When I was very new to Paganism, I took on the name Amara. It means “Immortal One” and I had originally chosen it for a character I was writing who was a vampire. It seemed fitting for her…and because she was so much a part of me, I took the name as my own.
I began using the name online as well as in Pagan circles. It became a part of who I am, how I identify myself. For a long time it was as common for me to be known as Amara as it was to be known as Natalie, and I would joke that I was never sure which name to use without looking to see who I was with.
Since then, I have also adopted a name I use when I publish erotica. That name is JC Natal, which is really just a play on my given name. I have never felt really attached to that name though. It is really just a tool.
Amara though, she is a part of me. She isn’t distinctly separate from Natalie anymore, but she isn’t wholly the same either.
Professionally, I have always been Natalie. My photography, my writing (that isn’t erotica) all lives in the world under that name. There is one piece of writing out there with the name Amara attached to it, an essay in an anthology of Pagan writers. But mostly, when it comes to the world where I market my creative talents, I am known as Natalie J. Case.
However, aside from that one essay, I’ve never really written about Paganism. One of the outcomes of Pantheacon 2013 for me is a calling to do just that. There is a book to be written. It will be part of my own healing process (the one I thought I was over and done with…but apparently is not complete) as well as hopefully an aid to those who have suffered the pain of spiritual trauma.
The question I am now faced with is now one of identity. Amara is the name I am recognized by in the Pagan community at large. Natalie is the name I am somewhat recognized by as a writer. The lines cross and blur, and with them, my sense of who I am as both people, as both sides of myself.
If I am solidly Natalie, who is a writer and photographer who happens to be Pagan, but also solidly Amara, who is a Pagan who happens to also be a writer and photographer, and neither of them is more me than the other…where does that leave me?
To complicate matters all the more, nearly two years ago now I was faced with a situation online that caused me to relinquish Amara as my online moniker (though most online friends still call me that in real life).
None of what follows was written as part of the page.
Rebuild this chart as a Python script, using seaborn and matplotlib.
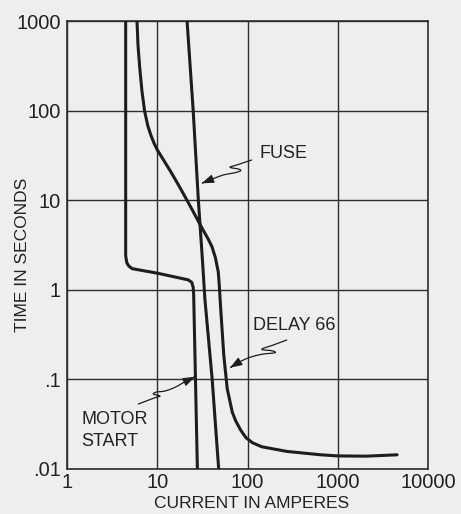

I adopted something Paganesque that suited my dedication to Morrigan and my love of words and wordplay. Ravensword is that name.
It was a difficult change for me. And yet, this name too feels like a part of me, though a different, more intimate part of me I think. It isn’t as widely known.
So as I’ve contemplated this book I want to write and my identity and how I want to present myself in this endeavor, I’m torn between wanting to keep my Pagan identity for the recognition value (though I recognize that that value is very local) and start to build an online following for that identity, as Amara Ravensword…or do I continue to let Amara merge into Natalie and focus on continuing to build that brand?
I’m not really all that good at marketing myself. Mostly I tend to like to let my work speak for me…but I know that in order to be publishable, one needs to market. I hope all the decisions moving forward aren’t this hard.